[Start Data section]
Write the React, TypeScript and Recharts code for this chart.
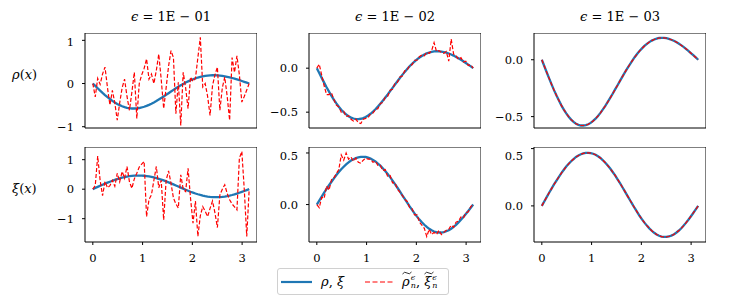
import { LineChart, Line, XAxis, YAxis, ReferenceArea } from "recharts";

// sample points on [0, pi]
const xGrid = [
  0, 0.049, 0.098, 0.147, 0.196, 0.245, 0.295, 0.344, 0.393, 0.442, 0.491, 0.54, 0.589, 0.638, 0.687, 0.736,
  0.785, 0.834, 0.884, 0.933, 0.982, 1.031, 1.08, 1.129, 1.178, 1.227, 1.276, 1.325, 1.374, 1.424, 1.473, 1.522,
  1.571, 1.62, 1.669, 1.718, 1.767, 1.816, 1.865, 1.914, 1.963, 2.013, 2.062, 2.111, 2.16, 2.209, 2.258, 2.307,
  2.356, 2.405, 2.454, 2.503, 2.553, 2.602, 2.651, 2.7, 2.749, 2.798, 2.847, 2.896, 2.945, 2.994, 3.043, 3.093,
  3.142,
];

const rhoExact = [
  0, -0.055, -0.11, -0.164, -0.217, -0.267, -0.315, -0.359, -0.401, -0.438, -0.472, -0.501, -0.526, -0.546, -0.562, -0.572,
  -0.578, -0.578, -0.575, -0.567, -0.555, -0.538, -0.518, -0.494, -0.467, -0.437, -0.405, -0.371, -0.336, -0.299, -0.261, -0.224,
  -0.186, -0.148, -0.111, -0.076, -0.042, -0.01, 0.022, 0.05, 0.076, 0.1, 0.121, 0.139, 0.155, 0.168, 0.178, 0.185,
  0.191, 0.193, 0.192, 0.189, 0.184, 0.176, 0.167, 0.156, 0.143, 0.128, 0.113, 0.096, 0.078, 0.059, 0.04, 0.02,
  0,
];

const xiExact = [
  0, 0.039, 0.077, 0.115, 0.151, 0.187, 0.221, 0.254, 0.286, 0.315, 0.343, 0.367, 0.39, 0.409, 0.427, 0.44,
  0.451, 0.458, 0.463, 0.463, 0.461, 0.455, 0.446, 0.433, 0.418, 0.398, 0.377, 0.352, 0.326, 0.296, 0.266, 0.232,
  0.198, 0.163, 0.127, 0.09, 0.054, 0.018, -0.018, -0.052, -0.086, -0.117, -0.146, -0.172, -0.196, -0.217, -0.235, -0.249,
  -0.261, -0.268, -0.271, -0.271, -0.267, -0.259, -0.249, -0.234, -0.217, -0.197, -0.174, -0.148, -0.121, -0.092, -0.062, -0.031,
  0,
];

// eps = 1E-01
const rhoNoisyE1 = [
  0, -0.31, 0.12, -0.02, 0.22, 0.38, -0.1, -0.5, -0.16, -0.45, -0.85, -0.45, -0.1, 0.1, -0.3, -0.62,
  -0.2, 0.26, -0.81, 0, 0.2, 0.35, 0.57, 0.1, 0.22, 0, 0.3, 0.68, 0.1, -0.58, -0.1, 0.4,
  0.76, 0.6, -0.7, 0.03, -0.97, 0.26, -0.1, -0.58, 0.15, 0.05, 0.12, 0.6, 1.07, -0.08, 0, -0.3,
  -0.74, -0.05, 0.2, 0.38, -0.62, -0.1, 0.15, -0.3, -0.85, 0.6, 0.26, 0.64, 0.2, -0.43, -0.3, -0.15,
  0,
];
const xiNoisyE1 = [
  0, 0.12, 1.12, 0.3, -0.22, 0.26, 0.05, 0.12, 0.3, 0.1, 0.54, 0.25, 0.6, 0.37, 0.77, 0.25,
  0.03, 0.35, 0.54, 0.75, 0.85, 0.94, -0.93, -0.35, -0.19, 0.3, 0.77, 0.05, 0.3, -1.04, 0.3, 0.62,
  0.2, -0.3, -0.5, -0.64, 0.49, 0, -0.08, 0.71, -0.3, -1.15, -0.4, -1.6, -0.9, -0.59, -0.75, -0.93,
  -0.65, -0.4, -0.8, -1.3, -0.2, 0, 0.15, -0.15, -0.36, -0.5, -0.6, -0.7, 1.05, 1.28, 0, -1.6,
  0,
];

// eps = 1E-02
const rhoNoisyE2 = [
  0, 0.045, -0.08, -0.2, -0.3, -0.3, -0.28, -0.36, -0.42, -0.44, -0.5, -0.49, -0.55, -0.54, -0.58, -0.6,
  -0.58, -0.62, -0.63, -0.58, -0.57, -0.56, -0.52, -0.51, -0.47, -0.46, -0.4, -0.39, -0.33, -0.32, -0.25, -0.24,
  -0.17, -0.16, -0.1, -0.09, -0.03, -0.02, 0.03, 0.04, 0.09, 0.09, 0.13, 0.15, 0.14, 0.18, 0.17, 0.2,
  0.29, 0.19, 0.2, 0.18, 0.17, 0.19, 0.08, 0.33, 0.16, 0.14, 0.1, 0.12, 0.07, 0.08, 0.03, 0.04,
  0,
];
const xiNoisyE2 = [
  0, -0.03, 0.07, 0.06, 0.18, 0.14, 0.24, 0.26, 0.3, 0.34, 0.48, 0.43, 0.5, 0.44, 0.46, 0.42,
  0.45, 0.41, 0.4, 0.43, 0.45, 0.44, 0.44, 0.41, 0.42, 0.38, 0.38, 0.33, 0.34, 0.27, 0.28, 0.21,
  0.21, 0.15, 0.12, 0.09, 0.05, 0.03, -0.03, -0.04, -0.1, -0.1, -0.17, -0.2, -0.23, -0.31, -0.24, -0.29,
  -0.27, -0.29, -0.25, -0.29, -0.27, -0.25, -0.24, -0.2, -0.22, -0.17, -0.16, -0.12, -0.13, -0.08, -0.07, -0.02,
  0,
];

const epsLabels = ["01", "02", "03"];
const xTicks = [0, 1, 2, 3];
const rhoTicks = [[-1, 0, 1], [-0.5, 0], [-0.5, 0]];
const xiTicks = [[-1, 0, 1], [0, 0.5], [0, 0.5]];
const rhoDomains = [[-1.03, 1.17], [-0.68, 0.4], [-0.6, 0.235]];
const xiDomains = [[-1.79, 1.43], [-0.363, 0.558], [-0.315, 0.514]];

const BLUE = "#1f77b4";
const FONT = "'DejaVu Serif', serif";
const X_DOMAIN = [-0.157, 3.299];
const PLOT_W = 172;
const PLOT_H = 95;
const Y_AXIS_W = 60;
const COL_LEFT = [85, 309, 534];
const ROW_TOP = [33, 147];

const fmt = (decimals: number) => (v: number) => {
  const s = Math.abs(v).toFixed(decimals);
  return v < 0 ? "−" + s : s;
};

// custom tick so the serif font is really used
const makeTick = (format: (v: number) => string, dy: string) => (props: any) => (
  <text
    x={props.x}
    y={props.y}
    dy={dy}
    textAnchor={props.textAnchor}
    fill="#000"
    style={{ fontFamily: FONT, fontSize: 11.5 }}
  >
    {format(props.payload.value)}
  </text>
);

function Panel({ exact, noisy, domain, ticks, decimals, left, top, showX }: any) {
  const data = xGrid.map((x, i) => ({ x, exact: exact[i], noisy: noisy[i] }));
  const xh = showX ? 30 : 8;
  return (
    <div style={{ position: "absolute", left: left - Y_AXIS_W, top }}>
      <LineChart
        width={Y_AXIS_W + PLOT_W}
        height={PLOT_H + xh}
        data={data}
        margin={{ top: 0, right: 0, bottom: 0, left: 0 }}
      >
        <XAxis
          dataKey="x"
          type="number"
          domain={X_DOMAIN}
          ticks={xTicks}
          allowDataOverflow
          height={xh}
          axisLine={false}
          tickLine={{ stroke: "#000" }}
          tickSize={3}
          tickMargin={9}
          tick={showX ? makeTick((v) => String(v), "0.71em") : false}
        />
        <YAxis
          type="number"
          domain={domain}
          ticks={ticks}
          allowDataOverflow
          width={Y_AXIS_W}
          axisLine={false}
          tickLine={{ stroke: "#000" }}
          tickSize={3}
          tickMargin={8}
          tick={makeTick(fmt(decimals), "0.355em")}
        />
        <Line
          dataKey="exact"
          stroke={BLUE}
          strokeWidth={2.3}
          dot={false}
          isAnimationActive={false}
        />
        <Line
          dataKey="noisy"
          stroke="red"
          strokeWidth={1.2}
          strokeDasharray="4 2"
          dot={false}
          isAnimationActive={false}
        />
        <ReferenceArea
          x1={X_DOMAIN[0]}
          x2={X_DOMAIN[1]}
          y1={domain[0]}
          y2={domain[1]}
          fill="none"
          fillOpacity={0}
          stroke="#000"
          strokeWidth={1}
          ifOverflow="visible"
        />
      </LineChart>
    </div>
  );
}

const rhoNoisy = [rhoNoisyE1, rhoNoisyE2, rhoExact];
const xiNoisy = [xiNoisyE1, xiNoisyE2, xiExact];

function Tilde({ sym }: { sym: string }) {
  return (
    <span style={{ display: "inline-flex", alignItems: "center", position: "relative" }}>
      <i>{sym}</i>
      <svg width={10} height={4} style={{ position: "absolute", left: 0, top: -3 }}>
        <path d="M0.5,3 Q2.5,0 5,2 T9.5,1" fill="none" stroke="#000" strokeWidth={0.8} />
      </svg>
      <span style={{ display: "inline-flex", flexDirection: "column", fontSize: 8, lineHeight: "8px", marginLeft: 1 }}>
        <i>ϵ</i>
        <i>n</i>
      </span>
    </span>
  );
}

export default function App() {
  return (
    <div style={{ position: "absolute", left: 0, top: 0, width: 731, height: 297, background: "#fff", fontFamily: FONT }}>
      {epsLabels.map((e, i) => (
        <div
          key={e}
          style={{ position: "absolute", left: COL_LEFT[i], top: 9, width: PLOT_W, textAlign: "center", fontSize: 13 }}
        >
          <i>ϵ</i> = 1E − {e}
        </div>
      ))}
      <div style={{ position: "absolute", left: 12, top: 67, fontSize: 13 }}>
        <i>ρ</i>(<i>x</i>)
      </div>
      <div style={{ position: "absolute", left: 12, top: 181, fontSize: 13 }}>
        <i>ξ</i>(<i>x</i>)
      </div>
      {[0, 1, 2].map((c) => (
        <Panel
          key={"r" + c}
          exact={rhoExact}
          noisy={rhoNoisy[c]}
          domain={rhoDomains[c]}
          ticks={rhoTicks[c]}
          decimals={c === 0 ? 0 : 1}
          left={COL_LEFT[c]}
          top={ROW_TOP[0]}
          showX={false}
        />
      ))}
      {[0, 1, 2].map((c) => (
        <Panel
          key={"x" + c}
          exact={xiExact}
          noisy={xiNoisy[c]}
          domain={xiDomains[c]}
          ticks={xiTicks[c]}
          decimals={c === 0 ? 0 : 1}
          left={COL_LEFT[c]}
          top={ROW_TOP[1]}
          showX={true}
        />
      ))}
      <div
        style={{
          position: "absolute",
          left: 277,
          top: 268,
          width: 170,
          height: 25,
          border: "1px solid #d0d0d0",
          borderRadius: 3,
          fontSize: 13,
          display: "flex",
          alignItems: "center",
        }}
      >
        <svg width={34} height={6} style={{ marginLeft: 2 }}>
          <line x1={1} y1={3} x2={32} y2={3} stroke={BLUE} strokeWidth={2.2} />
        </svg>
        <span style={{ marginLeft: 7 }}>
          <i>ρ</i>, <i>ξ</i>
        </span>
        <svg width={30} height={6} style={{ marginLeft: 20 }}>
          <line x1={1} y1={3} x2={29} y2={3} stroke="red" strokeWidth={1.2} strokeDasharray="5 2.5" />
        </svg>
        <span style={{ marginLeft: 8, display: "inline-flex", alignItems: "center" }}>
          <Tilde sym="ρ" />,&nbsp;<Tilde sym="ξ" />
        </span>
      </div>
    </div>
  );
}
[End Data section]
• **Set problem**
Reproduce the data above word for word from its first line through the line that holds "XAxis, YAxis, ReferenceArea", both ends included; skip pictures.

• **Worked solution**
Write the React, TypeScript and Recharts code for this chart.
import { LineChart, Line, XAxis, YAxis, ReferenceArea } from "recharts";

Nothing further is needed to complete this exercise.